Position Overview
The DevOps Cloud Engineer will operate, maintain, and evolve a predominantly AWS-based environment supporting development, data, and AI workloads. The role includes responsibilities across ECS, EC2, RDS (Postgres/Aurora), Docker, networking, observability, infrastructure automation, and CI/CD pipelines. The engineer will contribute to platform reliability, security, automation, and best practices to enable rapid and stable delivery. This is a hands-on, mid-level position ideal for a technology-curious professional with approximately five years of DevOps or Cloud Engineering experience.
Key Responsibilities
Infrastructure & Platform Engineering
- Build, maintain, and enhance AWS infrastructure (EC2, ECS, VPC, IAM, RDS, S3, Route53, CloudWatch, and related services).
- Support containerized application environments using Docker and ECS (Fargate and EC2- backed).
- Implement infrastructure automation with CloudFormation, Terraform, or other Infrastructure-as-Code (IaC) tools.
- Design and support networking components, including VPCs, subnets, security groups, load balancers, and DNS.
Operational Support & Reliability
- Provide daily operational support for development, AI, and data teams.
- Troubleshoot and resolve issues across infrastructure, networking, CI/CD, and runtime environments.
- Support and enhance monitoring, logging, and alerting across services.
- Participate in on-call or after-hours support rotations, as needed.
- CI/CD & Automation
- Assist with building, maintaining, and optimizing CI/CD pipelines using GitHub and related tools.
- Create and maintain automation scripts (Bash, Python) for provisioning, maintenance, and environment management.
- Improve deployment workflows for application, AI, and data services.
- Security & Best Practices
- Experience with AWS Systems Manager (SSM) for access management, patching, parameter store, and automation.
- Apply security standards across cloud infrastructure (IAM, secrets, TLS, access patterns, patching).
- Conduct root cause analysis for incidents and recommend improvements.
- Contribute to documentation of standards, runbooks, and operational procedures.
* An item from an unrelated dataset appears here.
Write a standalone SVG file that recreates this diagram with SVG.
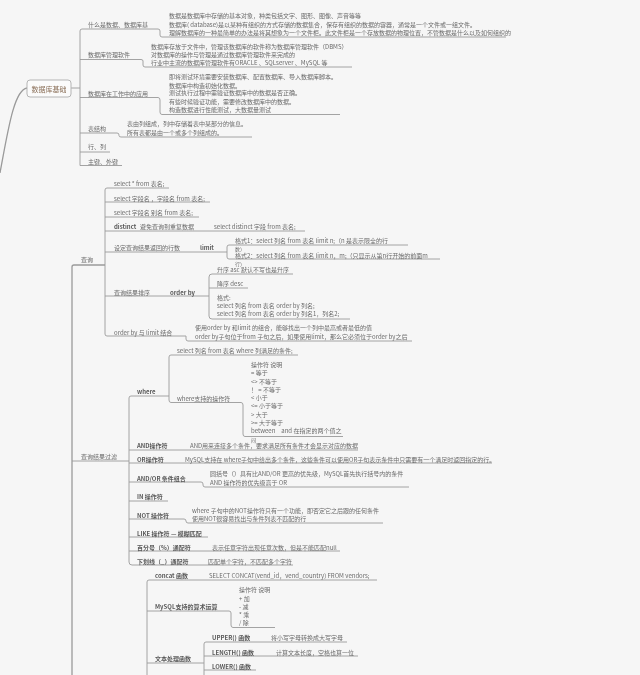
<svg xmlns="http://www.w3.org/2000/svg" width="640" height="675" viewBox="0 0 640 675">
<style>
text{font-family:"Microsoft YaHei","Noto Sans CJK SC","Noto Sans",sans-serif;font-size:6px;fill:#6a6a6a;dominant-baseline:central}
.b{font-weight:700;fill:#5a5a5a}
.r{font-size:7px;fill:#8a6f58}
.w{font-size:5px}
#connectors path{fill:none;stroke:#9a9a9a;stroke-width:.9}
#connectors .t{stroke-width:1.3}
</style>
<defs><filter id="soft" x="0" y="0" width="100%" height="100%" filterUnits="userSpaceOnUse"><feGaussianBlur stdDeviation="0.3"/></filter></defs>
<rect width="640" height="675" fill="#f6f6f6"/>
<g filter="url(#soft)">
<g id="connectors">
<path class="t" d="M27 88C14 90 8 130 0 173"/>
<path d="M71 88H80"/>
<path d="M80 165.500V31Q80 29 82 29H158Q160 29 160 31V35Q160 37 162 37H506"/>
<path d="M80 59.500H141Q143 59.500 143 61V65Q143 67 145 67H352"/>
<path d="M80 97.500H158Q160 97.500 160 100V112Q160 114.500 162 114.500H340"/>
<path d="M80 133H117Q119 133 119 135V135.500Q119 137 121 137H252"/>
<path d="M80 152H110"/>
<path d="M80 165.500H122"/>
<path class="t" d="M72 675V267Q72 265 74 265H105"/>
<path d="M105 334V190Q105 188 107 188H169"/>
<path d="M105 202H210M105 217H199M105 231H305M105 252H227M105 296H209"/>
<path d="M105 334Q105 336 107 336H186V339Q186 341 188 341H412"/>
<path d="M408 245H229Q227 245 227 247V257Q227 259 229 259H440"/>
<path d="M293 274H212Q209 274 209 277V316Q209 319 212 319H350M209 288H248"/>
<path d="M72 461H129"/>
<path d="M129 562V398Q129 396 131 396H169"/>
<path d="M298 355H171Q169 355 169 357V400Q169 402.500 171 402.500H241Q243 402.500 243 405V434Q243 436.500 245 436.500H343"/>
<path d="M129 450H358M129 463H492M129 501H168M129 537H208M129 551H340"/>
<path d="M129 482H201Q203 482 203 484V485Q203 487 205 487H409"/>
<path d="M129 519H184Q186 519 186 521Q186 523 188 523H383"/>
<path d="M129 562Q129 565 132 565H293"/>
<path d="M147 675V582Q147 580 149 580H377"/>
<path d="M147 611H229Q231 611 231 613V625Q231 627.500 233 627.500H275"/>
<path d="M147 663H204"/>
<path d="M204 675V644Q204 642 206 642H347M204 656H358M204 670H256"/>
</g>
<g id="root"><rect x="27" y="80" width="44" height="17" rx="3" fill="#fbfbfb" stroke="#b5b5b5"/><text class="r" x="49" y="88.500" text-anchor="middle">数据库基础</text></g>
<g id="n1"><text x="88" y="24">什么是数据、数据库基</text>
<text x="169" y="15">数据是数据库中存储的基本对象，种类包括文字、图形、图像、声音等等</text>
<text x="169" y="24">数据库( database)是以某种有组织的方式存储的数据集合，保存有组织的数据的容器，通常是一个文件或一组文件。</text>
<text x="169" y="32">理解数据库的一种最简单的办法是将其想象为一个文件柜。此文件柜是一个存放数据的物理位置，不管数据是什么以及如何组织的</text></g>
<g id="n2"><text x="88" y="54">数据库管理软件</text>
<text x="151" y="46">数据库存放于文件中，管理该数据库的软件称为数据库管理软件（DBMS）</text>
<text x="151" y="54">对数据库的操作与管理是通过数据库管理软件来完成的</text>
<text x="151" y="62">行业中主流的数据库管理软件有ORACLE 、SQLserver 、MySQL 等</text></g>
<g id="n3"><text x="88" y="93">数据库在工作中的应用</text>
<text x="169" y="76">即将测试环境需要安装数据库、配置数据库、导入数据库脚本。</text>
<text x="169" y="85">数据库中构造初始化数据。</text>
<text x="169" y="92.500">测试执行过程中需验证数据库中的数据是否正确。</text>
<text x="169" y="101">有些时候验证功能，需要修改数据库中的数据。</text>
<text x="169" y="109">构造数据进行性能测试，大数据量测试</text></g>
<g id="n4"><text x="88" y="128">表结构</text>
<text x="127" y="123">表由列组成，列中存储着表中某部分的信息。</text>
<text x="127" y="132">所有表都是由一个或多个列组成的。</text></g>
<g id="n5"><text x="88" y="146">行、列</text></g>
<g id="n6"><text x="88" y="161">主键、外键</text></g>
<g id="q0"><text x="81" y="259">查询</text></g>
<g id="q1"><text x="114" y="183">select * from 表名;</text></g>
<g id="q2"><text x="114" y="198">select 字段名 ，字段名 from 表名;</text></g>
<g id="q3"><text x="114" y="212">select 字段名 别名 from 表名;</text></g>
<g id="q4"><text class="b" x="114" y="226">distinct</text><text x="140" y="226">避免查询到重复数据</text><text x="214" y="226">select distinct 字段 from 表名;</text></g>
<g id="q5"><text x="114" y="247">设定查询结果返回的行数</text><text class="b" x="200" y="247">limit</text>
<text x="235" y="240.500">格式1：select 列名 from 表名 limit n;（n 是表示限全的行</text>
<text class="w" x="235" y="248">数）</text>
<text x="235" y="255">格式2：select 列名 from 表名 limit n，m;（只显示从第n行开始的前面m</text>
<text class="w" x="235" y="263">行）</text></g>
<g id="q6"><text x="114" y="292">查询结果排序</text><text class="b" x="170" y="292">order by</text>
<text x="217" y="269">升序 asc 默认不写也是升序</text>
<text x="217" y="283">降序 desc</text>
<text x="217" y="297">格式:</text>
<text x="217" y="305">select 列名 from 表名 order by 列名;</text>
<text x="217" y="313">select 列名 from 表名 order by 列名1，列名2;</text></g>
<g id="q7"><text x="114" y="332">order by 与 limit 结合</text>
<text x="195" y="327">使用order by 和limit 的组合，能够找出一个列中最高或者最低的值</text>
<text x="195" y="336">order by子句位于from 子句之后，如果使用limit，那么它必须位于order by之后</text></g>
<g id="f0"><text x="81" y="456">查询结果过滤</text></g>
<g id="f1"><text class="b" x="137" y="391">where</text>
<text x="177" y="350">select 列名 from 表名 where 列满足的条件;</text>
<text x="177" y="398">where支持的操作符</text>
<text x="251" y="364">操作符 说明</text>
<text x="251" y="372.500">= 等于</text>
<text x="251" y="381">&lt;&gt; 不等于</text>
<text x="251" y="389">！ = 不等于</text>
<text x="251" y="397">&lt; 小于</text>
<text x="251" y="405.500">&lt;= 小于等于</text>
<text x="251" y="414">&gt; 大于</text>
<text x="251" y="422">&gt;= 大于等于</text>
<text x="251" y="430">between　and 在指定的两个值之</text>
<text class="w" x="251" y="439">间</text></g>
<g id="f2"><text class="b" x="137" y="445">AND操作符</text><text x="190" y="445">AND用来连接多个条件，要求满足所有条件才会显示对应的数据</text></g>
<g id="f3"><text class="b" x="137" y="459">OR操作符</text><text x="185" y="459">MySQL支持在 where子句中给出多个条件，这些条件可以使用OR子句表示条件中只需要有一个满足时返回指定的行。</text></g>
<g id="f4"><text class="b" x="137" y="478">AND/OR 条件组合</text><text x="210" y="473">圆括号（）具有比AND/OR 更高的优先级，MySQL首先执行括号内的条件</text><text x="210" y="482">AND 操作符的优先级高于 OR</text></g>
<g id="f5"><text class="b" x="137" y="496">IN 操作符</text></g>
<g id="f6"><text class="b" x="137" y="515">NOT 操作符</text><text x="192" y="510">where 子句中的NOT操作符只有一个功能，即否定它之后跟的任何条件</text><text x="192" y="518">使用NOT很容易找出与条件列表不匹配的行</text></g>
<g id="f7"><text class="b" x="137" y="533">LIKE 操作符 — 模糊匹配</text></g>
<g id="f8"><text class="b" x="137" y="547">百分号（%）通配符</text><text x="212" y="547">表示任意字符出现任意次数，但是不能匹配null</text></g>
<g id="f9"><text class="b" x="137" y="561">下划线（_）通配符</text><text x="208" y="561">匹配单个字符，不匹配多个字符</text></g>
<g id="s1"><text class="b" x="155" y="575">concat 函数</text><text x="209" y="575">SELECT CONCAT(vend_id，vend_country) FROM vendors;</text></g>
<g id="s2"><text class="b" x="155" y="606">MySQL支持的算术运算</text>
<text x="239" y="589">操作符 说明</text>
<text x="239" y="598">+ 加</text>
<text x="239" y="606">- 减</text>
<text x="239" y="614">* 乘</text>
<text x="239" y="622">/ 除</text></g>
<g id="s3"><text class="b" x="155" y="658">文本处理函数</text></g>
<g id="s4"><text class="b" x="212" y="637">UPPER() 函数</text><text x="271" y="637">将小写字母转换成大写字母</text></g>
<g id="s5"><text class="b" x="212" y="652">LENGTH() 函数</text><text x="276" y="652">计算文本长度，空格也算一位</text></g>
<g id="s6"><text class="b" x="212" y="666">LOWER() 函数</text></g>
</g>
</svg>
- Documentation & Collaboration
- Produce clear documentation for infrastructure changes, standards, and process updates.
- Collaborate with development, AI, and data teams to support ongoing growth and innovation.
- Help refine engineering standards and remove ambiguity from development and deployment workflows.
Education & Experience
- Bachelor’s degree in engineering, computer science, or a related field, or equivalent hands-on experience.
- Approximately 5+ years of experience in DevOps, Cloud Engineering, or Site Reliability Engineering.
Skills & Qualifications
Required
- Strong Linux knowledge (Ubuntu, Amazon Linux, or similar), including system management, networking, security, and performance tuning.
- Solid understanding of Docker and containerization workflows.
- Hands-on AWS experience across core services (VPC, EC2, ECS, IAM, RDS Postgres/Aurora, Route53, ALB/NLB, CloudWatch).
- Strong scripting experience in Bash and Python.
- Practical understanding of networking concepts, DNS, load balancing, VPNs, routing, and firewalls.
- Experience with Git and GitHub workflows.
- Ability to collaborate across engineering, data, and product teams.
- Advanced/Fluent level in English.
Preferred
- Experience with Infrastructure-as-Code (IaC) tools such as Terraform or CloudFormation.
- Exposure to Kubernetes is a plus, but not required.
- Familiarity with observability stacks (ELK, Grafana, or similar).
- Experience with Azure basics (VMs, networking, security) to support limited workloads.
- Understanding of cost optimization and cloud governance best practices.